Господи, дай силы выдержать поток новостей: всегда одно и то же - жертвы террора, жертвы обстрела, жертвы голода, жертвы катастроф. Летит в тартарары наш миленький-голубенький, наш миленький-зелененький, наш идиллический шарик, где непонятно зачем, скорей всего сдуру, вопреки законам сохранения энергии зародилась жизнь. А ведь сказано: "Все, что имеет начало, имеет и конец".
Утешительно, правда? В Иерусалиме, говорят, родился уже обрезанный мальчик - выходит, со дня на день надо ждать появления Мессии и конца забавной нашей комедии.
И неудивительно, что создатель апокалиптической драмы жил в Израиле, неподалеку от Армагеддона, что в переводе означает "гора Мегидо", и писал на языке Библии. Стоит только вглядеться в лицо его на театральной программке, чтобы увидеть, как на ладони, всю его боль и смятение.
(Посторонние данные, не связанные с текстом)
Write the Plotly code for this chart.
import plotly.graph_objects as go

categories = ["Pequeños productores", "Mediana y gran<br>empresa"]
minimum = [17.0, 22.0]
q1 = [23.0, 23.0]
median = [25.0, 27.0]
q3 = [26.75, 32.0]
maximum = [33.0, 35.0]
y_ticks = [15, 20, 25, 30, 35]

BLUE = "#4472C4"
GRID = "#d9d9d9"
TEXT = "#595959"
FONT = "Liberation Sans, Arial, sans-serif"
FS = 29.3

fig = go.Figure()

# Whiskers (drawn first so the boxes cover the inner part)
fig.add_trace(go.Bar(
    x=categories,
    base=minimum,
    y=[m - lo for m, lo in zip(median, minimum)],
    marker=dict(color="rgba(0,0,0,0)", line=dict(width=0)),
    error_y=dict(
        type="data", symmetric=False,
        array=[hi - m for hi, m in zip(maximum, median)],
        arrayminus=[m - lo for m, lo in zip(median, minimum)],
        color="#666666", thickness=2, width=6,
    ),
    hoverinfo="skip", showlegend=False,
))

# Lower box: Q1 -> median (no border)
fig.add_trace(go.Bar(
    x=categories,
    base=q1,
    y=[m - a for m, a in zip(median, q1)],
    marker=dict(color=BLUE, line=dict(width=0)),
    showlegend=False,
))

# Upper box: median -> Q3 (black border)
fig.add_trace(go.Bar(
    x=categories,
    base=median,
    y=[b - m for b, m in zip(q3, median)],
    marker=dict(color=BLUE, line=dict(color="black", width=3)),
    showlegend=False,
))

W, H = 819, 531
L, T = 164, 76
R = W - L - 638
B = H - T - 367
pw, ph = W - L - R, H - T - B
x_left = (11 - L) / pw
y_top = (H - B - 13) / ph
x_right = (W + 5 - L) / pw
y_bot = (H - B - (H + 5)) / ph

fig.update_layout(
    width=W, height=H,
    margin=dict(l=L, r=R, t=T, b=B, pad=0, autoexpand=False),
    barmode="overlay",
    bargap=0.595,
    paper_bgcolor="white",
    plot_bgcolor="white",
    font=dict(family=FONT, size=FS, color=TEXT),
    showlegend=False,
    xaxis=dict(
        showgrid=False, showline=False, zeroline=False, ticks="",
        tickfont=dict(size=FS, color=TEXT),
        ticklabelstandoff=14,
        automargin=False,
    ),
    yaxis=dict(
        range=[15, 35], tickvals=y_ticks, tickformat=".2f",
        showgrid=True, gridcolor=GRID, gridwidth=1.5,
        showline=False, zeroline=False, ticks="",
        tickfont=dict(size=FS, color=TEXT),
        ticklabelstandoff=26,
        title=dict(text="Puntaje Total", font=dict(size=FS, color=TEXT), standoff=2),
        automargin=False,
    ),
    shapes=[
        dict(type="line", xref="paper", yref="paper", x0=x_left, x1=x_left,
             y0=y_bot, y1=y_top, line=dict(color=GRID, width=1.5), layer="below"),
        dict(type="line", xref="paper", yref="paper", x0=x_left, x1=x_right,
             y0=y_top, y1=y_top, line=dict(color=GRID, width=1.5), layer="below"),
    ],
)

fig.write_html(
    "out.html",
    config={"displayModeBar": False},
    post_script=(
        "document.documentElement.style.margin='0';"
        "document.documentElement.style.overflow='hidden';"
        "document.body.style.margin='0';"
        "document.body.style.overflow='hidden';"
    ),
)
Это он - обжора и сладострастник, истерзавший себя непреодолимым чувством вины перед всеми, это он - эгоист и лжец, ни на минуту не забывающий о собственном ничтожестве, это он - приговорен и ждет исполнения приговора, это он одинок и не умеет ответить на любовь, это он страдает на сцене и негодует в зрительном зале. Кто его знает – может, он вообразил себя новым Иисусом Христом н принимает страдания за всех нас? Ведь не даром он втиснул притчу о Иове совершенно неуместную там сцену распятия, намекая, что в грехе мы все рождены и грешными сгнием в грешной земле.
Поначалу мне казалось удивительным, что человек с таким кафкианским лицом родился здесь, в стране "жестоковыйных агрессоров и лихих одноглазных Даянов". Но с течением времени я научилась различать отдельные детали социального ландшафта своей новой родины, и обнаружила, что Ханох Левин вовсе не одинок в своем разоблачительном самоедстве. Его, как мне представлялось вначале, уникальное отвращение к себе и своим собратьям с годами выявилось, как единое стадное чувство всех соучастников здешней игры в искусство, скованных общей цепью групповой вины.